In a recent exposé, The Verge has shed light on the often overlooked human labor that powers artificial intelligence (AI) systems. The report focuses on the role of data annotators, the individuals who process and label the raw data used to train AI models.

The story centers around a 30-year-old man from Nairobi, known as Joe, who began his career as an annotator, labeling footage for self-driving cars. His work involved identifying every vehicle, pedestrian, cyclist, and other elements a driver needs to be aware of, frame by frame, from every possible camera angle. This laborious and repetitive task earned him about $10 for eight hours of work.

Joe’s career took a turn in 2019 when he was offered the opportunity to run an annotation boot camp for a new company called Remotasks. This company is a subsidiary of Scale AI, a multibillion-dollar Silicon Valley data vendor.

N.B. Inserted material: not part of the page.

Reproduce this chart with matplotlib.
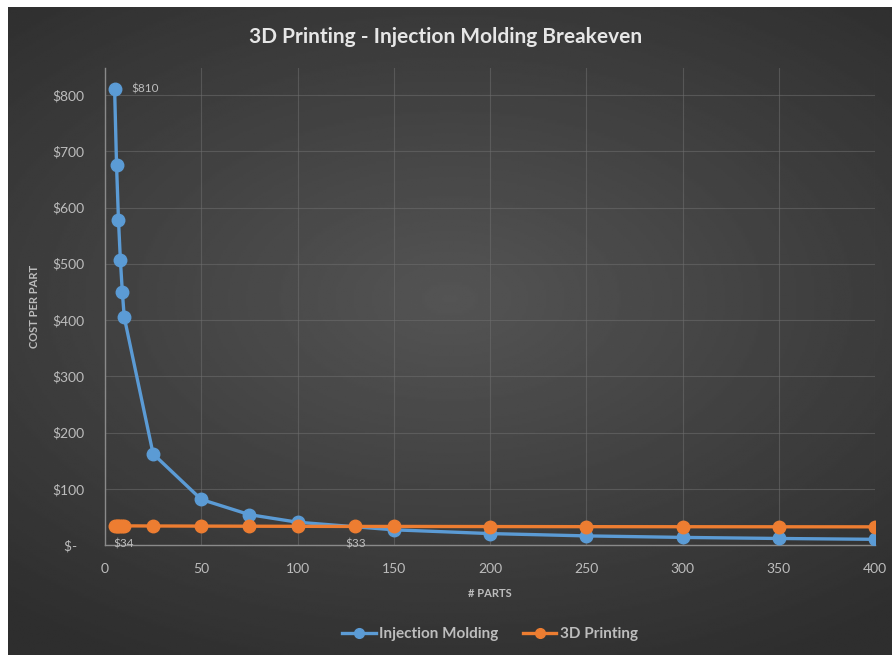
import numpy as np
import matplotlib.pyplot as plt
from matplotlib.ticker import FuncFormatter

# Datos
parts_im = [5, 6, 7, 8, 9, 10, 25, 50, 75, 100, 150, 200, 250, 300, 350, 400]
cost_im = [810, 675, 578, 506, 450, 405, 162, 81, 54, 40.5, 27, 20.3, 16.2, 13.5, 11.6, 10.1]

parts_3d = [5, 6, 7, 8, 9, 10, 25, 50, 75, 100, 130, 150, 200, 250, 300, 350, 400]
cost_3d = [34.4, 34.3, 34.2, 34.1, 34.0, 34.0, 33.8, 33.6, 33.4, 33.2, 33.0, 33.0, 32.8, 32.6, 32.5, 32.4, 32.3]

x_ticks = [0, 50, 100, 150, 200, 250, 300, 350, 400]
y_ticks = [0, 100, 200, 300, 400, 500, 600, 700, 800]

blue = '#5b9bd5'
orange = '#ed7d31'
text_col = '#bdbdbd'

plt.rcParams['font.family'] = ['Lato', 'DejaVu Sans']

fig = plt.figure(figsize=(8.92, 6.55), dpi=100, facecolor='white')

# Fondo oscuro con degradado radial
bg = fig.add_axes([8 / 892, 0, 1 - 8 / 892, 1 - 7 / 655])
yy, xx = np.mgrid[-1:1:300j, -1:1:400j]
r = np.sqrt((xx * 0.9) ** 2 + ((yy + 0.1) * 1.1) ** 2)
shade = 0.33 - 0.15 * np.clip(r, 0, 1.4) / 1.4
bg.imshow(shade, cmap='gray', vmin=0, vmax=1, aspect='auto', extent=[0, 1, 0, 1])
bg.axis('off')

ax = fig.add_axes([105 / 892, 1 - 545 / 655, 770 / 892, (545 - 68) / 655])
ax.set_facecolor('none')

ax.plot(parts_im, cost_im, color=blue, lw=2.4, marker='o', ms=9, label='Injection Molding', zorder=3)
ax.plot(parts_3d, cost_3d, color=orange, lw=2.4, marker='o', ms=9, label='3D Printing', zorder=4)

# Etiquetas de datos
ax.annotate('$810', (parts_im[0], cost_im[0]), xytext=(12, 0), textcoords='offset points',
            color=text_col, fontsize=8.5, va='center', ha='left')
ax.annotate('$34', (parts_3d[0], cost_3d[0]), xytext=(-1, -9), textcoords='offset points',
            color=text_col, fontsize=8.5, va='top', ha='left')
ax.annotate('$33', (parts_3d[10], cost_3d[10]), xytext=(0, -9), textcoords='offset points',
            color=text_col, fontsize=8.5, va='top', ha='center')

ax.set_xlim(0, 400)
ax.set_ylim(0, 848)
ax.set_xticks(x_ticks)
ax.set_yticks(y_ticks)
ax.yaxis.set_major_formatter(FuncFormatter(lambda v, p: '$-  ' if v == 0 else f'${int(v)}'))

ax.grid(True, color='#6e6e6e', lw=0.8, alpha=0.55)
ax.set_axisbelow(True)
for s in ['top', 'right']:
    ax.spines[s].set_visible(False)
for s in ['left', 'bottom']:
    ax.spines[s].set_color('#8a8a8a')
    ax.spines[s].set_linewidth(1)
ax.tick_params(length=0, colors=text_col, labelsize=10)
ax.tick_params(axis='y', pad=15)
ax.tick_params(axis='x', pad=13)

ax.set_xlabel('# PARTS', color=text_col, fontsize=8, fontweight='bold', labelpad=9)
ax.set_ylabel('COST PER PART', color=text_col, fontsize=8, fontweight='bold', labelpad=9)

fig.text(0.5, 1 - 37 / 655, '3D Printing - Injection Molding Breakeven', ha='center', va='center',
         color='#e6e6e6', fontsize=15, fontweight='bold')

leg = ax.legend(loc='center', bbox_to_anchor=(0.5, -0.187), ncol=2, frameon=False,
                fontsize=11, handlelength=2.2, columnspacing=1.6, handletextpad=0.2)
for t in leg.get_texts():
    t.set_color(text_col)
    t.set_fontweight('bold')
for h in leg.legend_handles:
    h.set_markersize(7)

fig.savefig('out.png', dpi=100, facecolor='white')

However, most of the annotators, including Joe, were unaware of this connection until recently.

The report highlights the tedious, repetitive, and often underpaid work of annotators, who are a crucial part of the AI development process. It also discusses the secrecy surrounding the work, as annotators often don’t know what they are training AI to do.

The Verge’s investigation concludes by discussing the future of AI and the potential for AI to change the nature of work. It suggests that AI may not replace jobs but change how work is organized, leading to a future where work might become more alien, more isolating, and more tedious.